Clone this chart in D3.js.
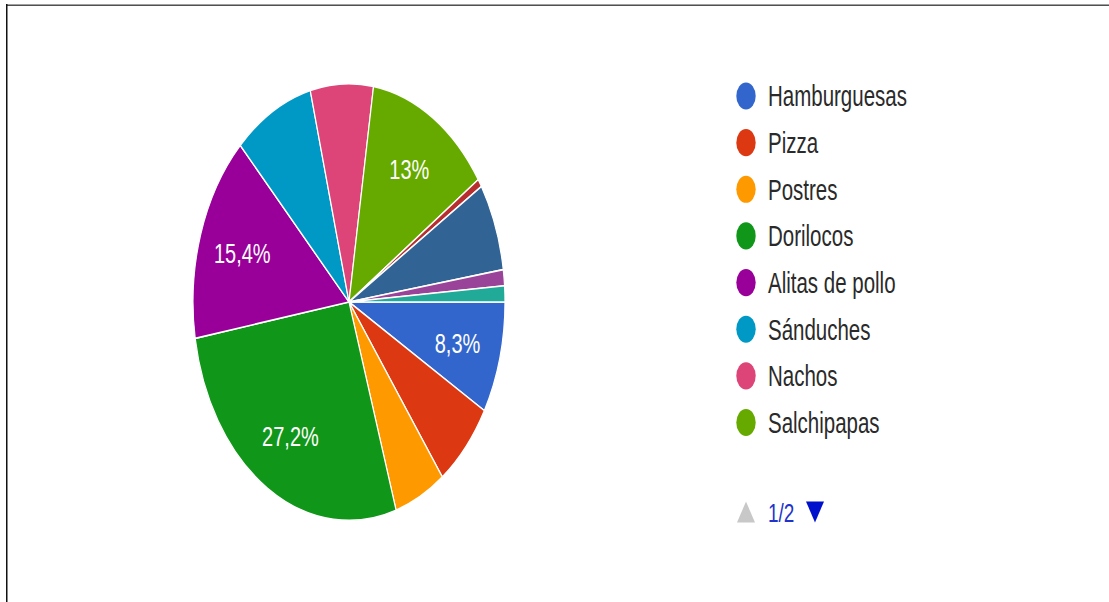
<!DOCTYPE html>
<html>
<head>
<meta charset="utf-8">
<script src="https://cdn.jsdelivr.net/npm/d3@7"></script>
<style>
  html, body { margin: 0; padding: 0; background: #fff; }
  svg { display: block; }
</style>
</head>
<body>
<svg id="chart" width="1109" height="602"></svg>
<script>
// Survey answers: favourite snack (169 responses)
const categories = ["Hamburguesas", "Pizza", "Postres", "Dorilocos", "Alitas de pollo",
                    "Sánduches", "Nachos", "Salchipapas", "Opción 9", "Opción 10", "Opción 11", "Opción 12"];
const responses = [14, 11, 9, 46, 26, 14, 11, 22, 1, 11, 2, 2];
const sliceColors = ["#3366cc", "#dc3912", "#ff9900", "#109618", "#990099", "#0099c6",
                     "#dd4477", "#66aa00", "#b82e2e", "#316395", "#994499", "#22aa99"];
const legendPageSize = 8;
const legendPage = 1;

const W = 1109, H = 602;
const SY = 1.4;                 // vertical stretch of the whole drawing
const FONT = "'Liberation Sans', Arial, Helvetica, sans-serif";

const svg = d3.select("#chart");

// frame lines along the top and left edges
svg.append("rect").attr("x", 6).attr("y", 4).attr("width", W - 6).attr("height", 1).attr("fill", "#a0a0a0");
svg.append("rect").attr("x", 6).attr("y", 5).attr("width", W - 6).attr("height", 1).attr("fill", "#505050");
svg.append("rect").attr("x", 6).attr("y", 4).attr("width", 1.5).attr("height", H - 4).attr("fill", "#111");

const plot = svg.append("g").attr("transform", `scale(1,${SY})`);

// ---- pie ----
const cx = 349, cy = 302 / SY, R = 156;
const data = categories.map((name, i) => ({ name, value: responses[i], color: sliceColors[i] }));
const total = d3.sum(responses);

const pie = d3.pie()
  .sort(null)
  .value(d => d.value)
  .startAngle(Math.PI / 2)
  .endAngle(Math.PI / 2 + 2 * Math.PI);
const arcs = pie(data);

const arc = d3.arc().innerRadius(0).outerRadius(R);
const labelArc = d3.arc().innerRadius(R * 0.72).outerRadius(R * 0.72);

const pieG = plot.append("g").attr("transform", `translate(${cx},${cy})`);

pieG.selectAll("path.slice")
  .data(arcs)
  .join("path")
  .attr("class", "slice")
  .attr("d", arc)
  .attr("fill", d => d.data.color)
  .attr("stroke", "#fff")
  .attr("stroke-width", 1.2)
  .attr("stroke-linejoin", "round");

const es = d3.formatLocale({ decimal: ",", thousands: ".", grouping: [3], currency: ["", " €"] });
const pct = es.format(".1~%");

// a label is kept only when its box sits inside the slice with some room to spare
function labelFits(d, x, y, w, h, margin) {
  const a0 = d.startAngle, a1 = d.endAngle;
  const wide = a1 - a0 > Math.PI;
  const corners = [[x - w / 2, y - h / 2], [x + w / 2, y - h / 2], [x - w / 2, y + h / 2], [x + w / 2, y + h / 2]];
  return corners.every(([px, py]) => {
    if (Math.hypot(px, py) > R - margin) return false;
    const d0 = Math.sin(a0) * py + Math.cos(a0) * px;
    const d1 = -(Math.sin(a1) * py + Math.cos(a1) * px);
    return wide ? (d0 >= margin || d1 >= margin) : (d0 >= margin && d1 >= margin);
  });
}

const labelSize = 20;
pieG.selectAll("text.pct")
  .data(arcs)
  .join("text")
  .attr("class", "pct")
  .attr("x", d => labelArc.centroid(d)[0])
  .attr("y", d => labelArc.centroid(d)[1])
  .attr("dy", "0.36em")
  .attr("text-anchor", "middle")
  .attr("font-family", FONT)
  .attr("font-size", labelSize)
  .attr("fill", "#fff")
  .text(d => pct(d.value / total))
  .each(function (d) {
    const [x, y] = labelArc.centroid(d);
    const w = this.getComputedTextLength();
    if (!labelFits(d, x, y, w, labelSize * 0.72, 8)) d3.select(this).remove();
  });

// ---- legend (first page) ----
const pageCount = Math.ceil(categories.length / legendPageSize);
const pageItems = data.slice((legendPage - 1) * legendPageSize, legendPage * legendPageSize);
const rowY = d3.scalePoint()
  .domain(pageItems.map(d => d.name))
  .range([96 / SY, 422.5 / SY]);

const legend = plot.append("g").attr("transform", "translate(746,0)");
const rows = legend.selectAll("g.row")
  .data(pageItems)
  .join("g")
  .attr("class", "row")
  .attr("transform", d => `translate(0,${rowY(d.name)})`);

rows.append("circle")
  .attr("r", 9.7)
  .attr("fill", d => d.color);

rows.append("text")
  .attr("x", 22)
  .attr("dy", "0.36em")
  .attr("font-family", FONT)
  .attr("font-size", 20.5)
  .attr("fill", "#2a2a2a")
  .text(d => d.name);

// ---- legend paging ----
const pager = plot.append("g").attr("transform", `translate(746,${512 / SY})`);
pager.append("path")
  .attr("d", "M0,-7.5 L9,7.5 L-9,7.5 Z")
  .attr("fill", legendPage > 1 ? "#0011cc" : "#c8c8c8");
pager.append("text")
  .attr("x", 22)
  .attr("dy", "0.36em")
  .attr("font-family", FONT)
  .attr("font-size", 19)
  .attr("fill", "#2233cc")
  .text(`${legendPage}/${pageCount}`);
pager.append("path")
  .attr("d", "M69,7.5 L78,-7.5 L60,-7.5 Z")
  .attr("fill", legendPage < pageCount ? "#0011cc" : "#c8c8c8");
</script>
</body>
</html>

++++++++

→ **WHAT NEEDS TO BE DONE**:
Omit every picture, then reproduce the rest of the listing exactly.

→ **TASK RESPONSE**:
Clone this chart in D3.js.
<!DOCTYPE html>
<html>
<head>
<meta charset="utf-8">
<script src="https://cdn.jsdelivr.net/npm/d3@7"></script>
<style>
  html, body { margin: 0; padding: 0; background: #fff; }
  svg { display: block; }
</style>
</head>
<body>
<svg id="chart" width="1109" height="602"></svg>
<script>
// Survey answers: favourite snack (169 responses)
const categories = ["Hamburguesas", "Pizza", "Postres", "Dorilocos", "Alitas de pollo",
                    "Sánduches", "Nachos", "Salchipapas", "Opción 9", "Opción 10", "Opción 11", "Opción 12"];
const responses = [14, 11, 9, 46, 26, 14, 11, 22, 1, 11, 2, 2];
const sliceColors = ["#3366cc", "#dc3912", "#ff9900", "#109618", "#990099", "#0099c6",
                     "#dd4477", "#66aa00", "#b82e2e", "#316395", "#994499", "#22aa99"];
const legendPageSize = 8;
const legendPage = 1;

const W = 1109, H = 602;
const SY = 1.4;                 // vertical stretch of the whole drawing
const FONT = "'Liberation Sans', Arial, Helvetica, sans-serif";

const svg = d3.select("#chart");

// frame lines along the top and left edges
svg.append("rect").attr("x", 6).attr("y", 4).attr("width", W - 6).attr("height", 1).attr("fill", "#a0a0a0");
svg.append("rect").attr("x", 6).attr("y", 5).attr("width", W - 6).attr("height", 1).attr("fill", "#505050");
svg.append("rect").attr("x", 6).attr("y", 4).attr("width", 1.5).attr("height", H - 4).attr("fill", "#111");

const plot = svg.append("g").attr("transform", `scale(1,${SY})`);

// ---- pie ----
const cx = 349, cy = 302 / SY, R = 156;
const data = categories.map((name, i) => ({ name, value: responses[i], color: sliceColors[i] }));
const total = d3.sum(responses);

const pie = d3.pie()
  .sort(null)
  .value(d => d.value)
  .startAngle(Math.PI / 2)
  .endAngle(Math.PI / 2 + 2 * Math.PI);
const arcs = pie(data);

const arc = d3.arc().innerRadius(0).outerRadius(R);
const labelArc = d3.arc().innerRadius(R * 0.72).outerRadius(R * 0.72);

const pieG = plot.append("g").attr("transform", `translate(${cx},${cy})`);

pieG.selectAll("path.slice")
  .data(arcs)
  .join("path")
  .attr("class", "slice")
  .attr("d", arc)
  .attr("fill", d => d.data.color)
  .attr("stroke", "#fff")
  .attr("stroke-width", 1.2)
  .attr("stroke-linejoin", "round");

const es = d3.formatLocale({ decimal: ",", thousands: ".", grouping: [3], currency: ["", " €"] });
const pct = es.format(".1~%");

// a label is kept only when its box sits inside the slice with some room to spare
function labelFits(d, x, y, w, h, margin) {
  const a0 = d.startAngle, a1 = d.endAngle;
  const wide = a1 - a0 > Math.PI;
  const corners = [[x - w / 2, y - h / 2], [x + w / 2, y - h / 2], [x - w / 2, y + h / 2], [x + w / 2, y + h / 2]];
  return corners.every(([px, py]) => {
    if (Math.hypot(px, py) > R - margin) return false;
    const d0 = Math.sin(a0) * py + Math.cos(a0) * px;
    const d1 = -(Math.sin(a1) * py + Math.cos(a1) * px);
    return wide ? (d0 >= margin || d1 >= margin) : (d0 >= margin && d1 >= margin);
  });
}

const labelSize = 20;
pieG.selectAll("text.pct")
  .data(arcs)
  .join("text")
  .attr("class", "pct")
  .attr("x", d => labelArc.centroid(d)[0])
  .attr("y", d => labelArc.centroid(d)[1])
  .attr("dy", "0.36em")
  .attr("text-anchor", "middle")
  .attr("font-family", FONT)
  .attr("font-size", labelSize)
  .attr("fill", "#fff")
  .text(d => pct(d.value / total))
  .each(function (d) {
    const [x, y] = labelArc.centroid(d);
    const w = this.getComputedTextLength();
    if (!labelFits(d, x, y, w, labelSize * 0.72, 8)) d3.select(this).remove();
  });

// ---- legend (first page) ----
const pageCount = Math.ceil(categories.length / legendPageSize);
const pageItems = data.slice((legendPage - 1) * legendPageSize, legendPage * legendPageSize);
const rowY = d3.scalePoint()
  .domain(pageItems.map(d => d.name))
  .range([96 / SY, 422.5 / SY]);

const legend = plot.append("g").attr("transform", "translate(746,0)");
const rows = legend.selectAll("g.row")
  .data(pageItems)
  .join("g")
  .attr("class", "row")
  .attr("transform", d => `translate(0,${rowY(d.name)})`);

rows.append("circle")
  .attr("r", 9.7)
  .attr("fill", d => d.color);

rows.append("text")
  .attr("x", 22)
  .attr("dy", "0.36em")
  .attr("font-family", FONT)
  .attr("font-size", 20.5)
  .attr("fill", "#2a2a2a")
  .text(d => d.name);

// ---- legend paging ----
const pager = plot.append("g").attr("transform", `translate(746,${512 / SY})`);
pager.append("path")
  .attr("d", "M0,-7.5 L9,7.5 L-9,7.5 Z")
  .attr("fill", legendPage > 1 ? "#0011cc" : "#c8c8c8");
pager.append("text")
  .attr("x", 22)
  .attr("dy", "0.36em")
  .attr("font-family", FONT)
  .attr("font-size", 19)
  .attr("fill", "#2233cc")
  .text(`${legendPage}/${pageCount}`);
pager.append("path")
  .attr("d", "M69,7.5 L78,-7.5 L60,-7.5 Z")
  .attr("fill", legendPage < pageCount ? "#0011cc" : "#c8c8c8");
</script>
</body>
</html>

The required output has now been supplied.